Field died in Chicago, Illinois, November 4, 1895.

OUR TWO OPINIONS[[9]]

Us two wuz boys when we fell out,—

Nigh to the age uv my youngest now;

Don’t rec’lect what ’twuz about,

Some small deeff’rence, I’ll allow.

Lived next neighbors twenty years,

A-hatin’ each other, me ’nd Jim,—

He having his opinyin uv me,

’Nd I havin’ my opinyin uv him.

Grew up together ’nd wouldn’t speak,

Courted sisters, ’nd marr’d ’em, too;

’Tended same meetin’-house oncet a week,

A-hatin’ each other through ’nd through!

But when Abe Linkern asked the West

F’r soldiers, we answered,—me ’nd Jim,—

He havin’ his opinyin uv me,

’Nd I havin’ my opinyin uv him.

But down in Tennessee one night

Ther’ wuz sound uv firin’ fur away,

’Nd the sergeant allowed ther’d be a fight

With the Johnnie Rebs some time nex’ day;

’Nd as I wuz thinkin’ uv Lizzie ’nd home

Jim stood afore me, long ’nd slim,—

He havin’ his opinyin uv me,

’Nd I havin’ my opinyin uv him.

Seemed like we knew there wuz goin’ to be

Serious trouble f’r me ’nd him;

Us two shuck hands, did Jim ’nd me,

But never a word from me or Jim!

He went his way ’nd I went mine,

’Nd into the battle’s roar went we,—

I havin’ my opinyin of Jim,

’Nd he havin’ his opinyin uv me.

Jim never came back from the war again,

But I hain’t forgot that last, last night

When, waitin’ f’r orders, us two men

Made up ’nd shuck hands, afore the fight,

’Nd after it all, it’s soothin’ to know

That here I be ’nd younder’s Jim,—

He havin’ his opinyin uv me,

’Nd I havin’ my opinyin uv him.

LITTLE BOY BLUE[[10]]

The little toy dog is covered with dust,

But sturdy and staunch he stands;

The little toy soldier is red with rust,

And his musket moulds in his hands.

Time was when the little toy dog was new,

And the soldier was passing fair;

And that was the time when our Little Boy Blue

Kissed them and put them there.

“Now don’t you go till I come,” he said,

“And don’t you make any noise!”

So, toddling off to his trundle bed,

He dreamt of the pretty toys;

And, as he was dreaming, an angel song

Awakened our Little Boy Blue—

Oh! the years are many, the years are long,

But the little toy friends are true!

Ay, faithful to Little Boy Blue they stand,

Each in the same old place,

Awaiting the touch of a little hand,

The smile of a little face;

And they wonder, as waiting the long years through

In the dust of that little chair,

What has become of our Little Boy Blue,

Since he kissed them and put them there.

SEEIN’ THINGS[[11]]

I ain’t afraid uv snakes or toads, or bugs or worms or mice,

An’ things ’at girls are skeered uv I think are awful nice!

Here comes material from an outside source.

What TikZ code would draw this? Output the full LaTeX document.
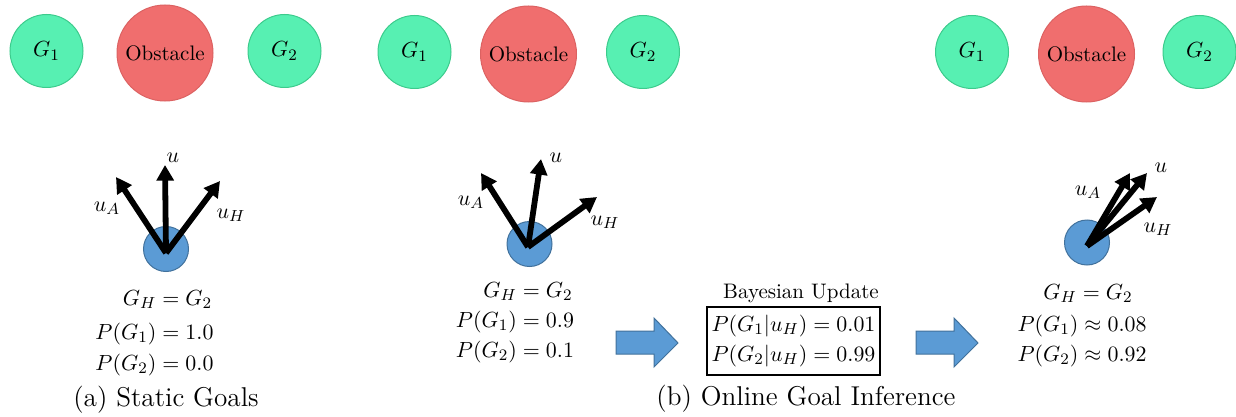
\documentclass[tikz,border=0pt]{standalone}
\usetikzlibrary{arrows.meta}
\definecolor{goalgreen}{HTML}{57F0B2}
\definecolor{goaledge}{HTML}{3CCB8C}
\definecolor{obsred}{HTML}{F06E6E}
\definecolor{obsedge}{HTML}{DC6262}
\definecolor{robotblue}{HTML}{5B9BD5}
\definecolor{robotedge}{HTML}{41719C}

\begin{document}
\begin{tikzpicture}[x=0.5pt,y=-0.5pt,
  every node/.style={font=\fontsize{11}{13}\selectfont, inner sep=0pt},
  goal/.style={circle, fill=goalgreen, draw=goaledge, line width=0.5pt, minimum size=36.5pt},
  obstacle/.style={circle, fill=obsred, draw=obsedge, line width=0.5pt, minimum size=48pt,
                   font=\fontsize{10.5}{12}\selectfont},
  robot/.style={circle, fill=robotblue, draw=robotedge, line width=0.5pt, minimum size=22.5pt},
  vec/.style={line width=2.9pt, -{Triangle[length=7.8pt,width=8.4pt]}},
  blockarrow/.style={fill=robotblue, draw=robotedge, line width=0.5pt},
  caption/.style={font=\fontsize{13.6}{15}\selectfont, anchor=base},
  eq/.style={anchor=base},
  vlabel/.style={}
]
\useasboundingbox (0,0) rectangle (1236,417);

% ---------------- (a) Static Goals ----------------
\node[goal] (a-g1) at (46.5,51) {$G_1$};
\node[obstacle] (a-obs) at (165,53) {Obstacle};
\node[goal] (a-g2) at (284.5,51) {$G_2$};

\node[robot] (a-robot) at (166,249) {};
\coordinate (a-o) at (166,253);
\coordinate (a-u) at (165,165);
\coordinate (a-ua) at (116,177);
\coordinate (a-uh) at (220,181);
\draw[vec] (a-o) -- (a-ua);
\draw[vec] (a-o) -- (a-u);
\draw[vec] (a-o) -- (a-uh);
\node[vlabel] (a-lu) at (173,158) {$u$};
\node[vlabel] (a-lua) at (107,208) {$u_A$};
\node[vlabel] (a-luh) at (231,215) {$u_H$};

\node[eq] (a-gh) at (167.5,305) {$G_H = G_2$};
\node[eq] (a-p1) at (154.5,339) {$P(G_1) = 1.0$};
\node[eq] (a-p2) at (154.5,370) {$P(G_2) = 0.0$};
\node[caption] (a-cap) at (166,406) {(a) Static Goals};

% ---------------- (b) Online Goal Inference ----------------
\node[goal] (b-g1) at (414.5,52) {$G_1$};
\node[obstacle] (b-obs) at (528.5,54) {Obstacle};
\node[goal] (b-g2) at (643,52) {$G_2$};

\node[robot] (b-robot) at (529.5,244) {};
\coordinate (b-o) at (528,247);
\coordinate (b-u) at (541,159);
\coordinate (b-ua) at (481,173);
\coordinate (b-uh) at (597,197);
\draw[vec] (b-o) -- (b-ua);
\draw[vec] (b-o) -- (b-u);
\draw[vec] (b-o) -- (b-uh);
\node[vlabel] (b-lu) at (556,158) {$u$};
\node[vlabel] (b-lua) at (471,202) {$u_A$};
\node[vlabel] (b-luh) at (605,222) {$u_H$};

\node[eq] (b-gh) at (528,297) {$G_H = G_2$};
\node[eq] (b-p1) at (515,327) {$P(G_1) = 0.9$};
\node[eq] (b-p2) at (515,357) {$P(G_2) = 0.1$};

% update step
\draw[blockarrow] (616,331) -- (654,331) -- (654,318) -- (678,343)
                  -- (654,367) -- (654,354) -- (616,354) -- cycle;
\node[anchor=base, font=\fontsize{10.5}{12}\selectfont] (bayes-title) at (801,298) {Bayesian Update};
\node[draw, line width=1pt, minimum width=86.5pt, minimum height=34pt, align=center,
      font=\fontsize{11}{15}\selectfont] (bayes) at (793.5,341)
      {$P(G_1|u_H) = 0.01$\\$P(G_2|u_H) = 0.99$};
\draw[blockarrow] (916,331) -- (954,331) -- (954,318) -- (978,343)
                  -- (954,367) -- (954,354) -- (916,354) -- cycle;

\node[goal] (c-g1) at (972,52) {$G_1$};
\node[obstacle] (c-obs) at (1086.5,54) {Obstacle};
\node[goal] (c-g2) at (1199.5,52) {$G_2$};

\node[robot] (c-robot) at (1087,242.5) {};
\coordinate (c-o) at (1087,246);
\coordinate (c-u) at (1147,173);
\coordinate (c-ua) at (1130,173);
\coordinate (c-uh) at (1157,197);
\draw[vec] (c-o) -- (c-ua);
\draw[vec] (c-o) -- (c-u);
\draw[vec] (c-o) -- (c-uh);
\node[vlabel] (c-lu) at (1161,168) {$u$};
\node[vlabel] (c-lua) at (1088,192) {$u_A$};
\node[vlabel] (c-luh) at (1158,229) {$u_H$};

\node[eq] (c-gh) at (1088,299) {$G_H = G_2$};
\node[eq] (c-p1) at (1082,331) {$P(G_1) \approx 0.08$};
\node[eq] (c-p2) at (1082,361) {$P(G_2) \approx 0.92$};

\node[caption] (b-cap) at (806,405) {(b) Online Goal Inference};
\end{tikzpicture}
\end{document}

I’m pretty brave I guess; an’ yet I hate to go to bed,

For, when I’m tucked up warm an’ snug an’ when my prayers are said,

Mother tells me “Happy Dreams” an’ takes away the light,

An’ leaves me lyin’ all alone an’ seein’ things at night!

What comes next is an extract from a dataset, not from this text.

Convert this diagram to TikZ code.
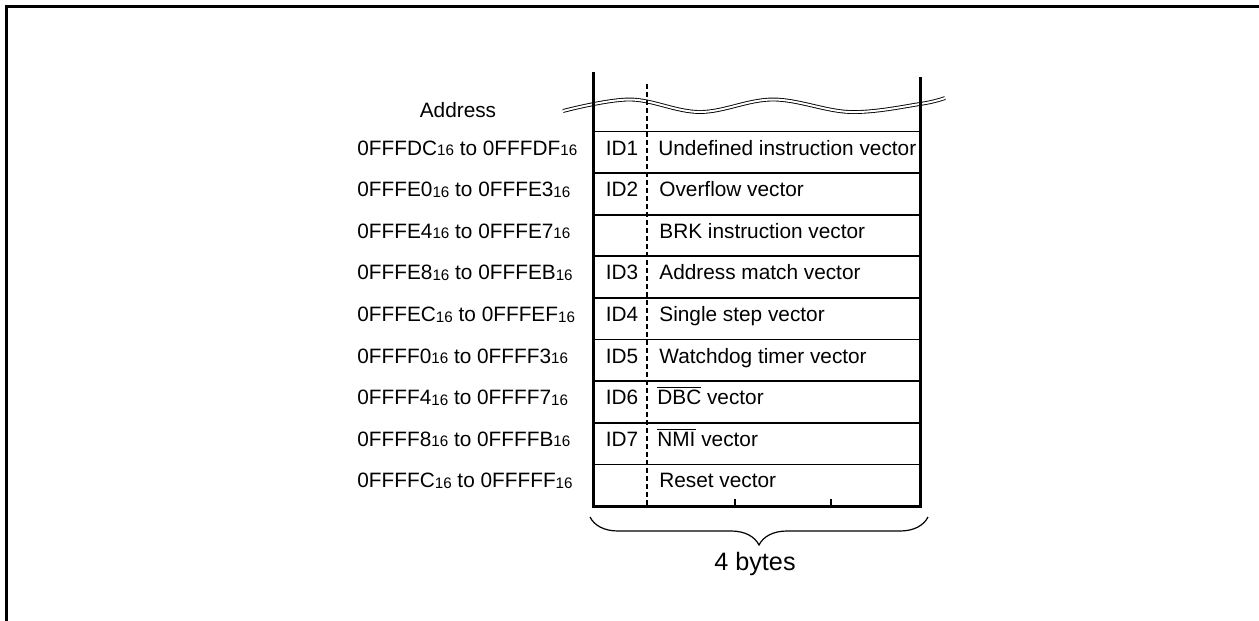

Sometimes they’re in the corner, sometimes they’re by the door,

Sometimes they’re all a-standin’ in the middle uv the floor;

Sometimes they are a-sittin’ down, sometimes they’re walkin’ round

So softly and so creepy-like they never make a sound!

Sometimes they are as black as ink, an’ other times they’re white—

But color ain’t no difference when you see things at night!

Once, when I licked a feller ’at had just moved on our street,

An’ father sent me up to bed without a bite to eat,

I woke up in the dark an’ saw things standin’ in a row,

A-lookin’ at me cross-eyed an’ p’intin’ at me—so!

Oh, my! I wuz so skeered ’at time I never slep’ a mite—

It’s almost alluz when I’m bad I see things at night!

Lucky thing I ain’t a girl or I’d be skeered to death!

Bein’ I’m a boy, I duck my head an’ hold my breath.